With students gone for spring break on Saturday, fans still convened onto McCooey Field’s metal bleachers and lined the chain-link fence surrounding the stadium. On a side street outside McCooey’s brick entrance, members of the Hobart soccer team sold hot dogs and hot chocolate.

‘Geneva, N.Y. shuts down when Hobart is playing,’ said Chuck Wilbur, a 1999 Hobart graduate and the current head lacrosse coach at Onondaga Community College.

Piles of lower-level collegiate titles built that fan base. Hobart dominated in lacrosse’s lower rungs – from 1980 to 1993, the school won 13 Division III titles, and 12 straight. Other teams offered little resistance.
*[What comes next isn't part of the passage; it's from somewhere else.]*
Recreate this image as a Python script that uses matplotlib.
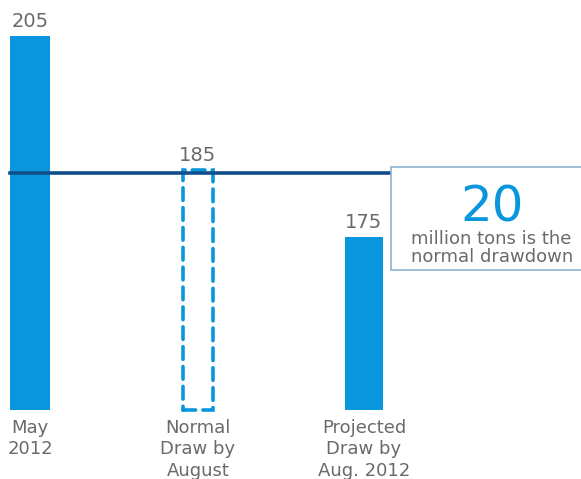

So in 1995, the Statesmen rose to Division I. But dominance didn’t follow. The school has made the NCAA tournament four times, and had three winning seasons. Mediocrity replaced supremacy.

Last year, school officials sought to change that.

On April 26, Hobart beat Loyola, 10-6. Later that day, the school’s board of trustees announced a decision to drop back to Division III the following season. In a press release after the vote, board chairman David Deming said: ‘Moving to Division III will level the playing field for our coaches in recruitment and our students in competition.’

Phone messages left for Hobart Director of Athletics Mike Hanna and Hobart President Mark Gearan were not returned.

Soon after the announcement, the Hobart lacrosse network buzzed with activity. Alumni, fans and parents called the school and wrote e-mails. Some, like alum Joe Leska, signed online petitions asking the board to change its mind.

‘It just seemed sort of like a forfeit, like a quit, to me,’ said Leska, a team captain in 2001. ‘It was really only coming from a couple people. Coaches didn’t want to do it. Players didn’t want to do it. Ninety-nine percent of the alumni didn’t want to do it.’

But school officials heard the protests.

Five days after the initial announcement, the board recanted: The Statesmen would stay in Division I. In a letter announcing the decision, Deming noted the board was ‘humbled’ by the outpouring of response.

‘The community’s confidence,’ Deming wrote, ‘in the Colleges and in our lacrosse program to compete at the highest level has emboldened us and we are reminded anew of the spirit and tradition that inspires us all.’

The players, meanwhile, could only wait as adults decided their fate.

‘It was a rollercoaster for us,’ Jeff Colburn said. ‘There were a lot of highs and lows.’

The ride wouldn’t end yet.

The Statesmen finished 8-6 and missed the NCAA tournament for the fourth straight year. During the offseason, head coach Matt Kerwick stepped down. Kerwick, who is now assembling a program at Jacksonville University, could not be reached for comment. Jacksonville will begin Division I play next year.

In stepped T.W. Johnson, a Hobart assistant for four seasons. At the first team meeting in September, Johnson mentioned the Division III flip-flop, then told the team to put it in the past. They were a Division I team, he said. They could focus on Division I lacrosse.

But it wouldn’t be that easy. Grief would soon join the team’s jumble of emotions.

On Jan. 31, 20-year-old sophomore midfielder Warren Kimber IV was found dead in an off-campus apartment.

In the days after, the Statesmen drew on each other for support. ‘Our team really wrapped their arms around each other,’ Johnson said. ‘It’s been tough, but we’ve just tried to simplify things. Take it one day at a time.’

The season opened with three road games, bus trips to Binghamton, St. Joseph’s and Providence. They won all three. ‘Those were overnight trips,’ Johnson said. ‘I think it was good for us to be on the bus together and in the hotel, just being around each other.’

The team that rolls into the Carrier Dome tonight has struggled both on the field and off. Members of the team say they are stronger because of it.

Asked how the past year has shaped his team, Jeff Colburn leaned forward on that Bristol Field House bench and shrugged off the question.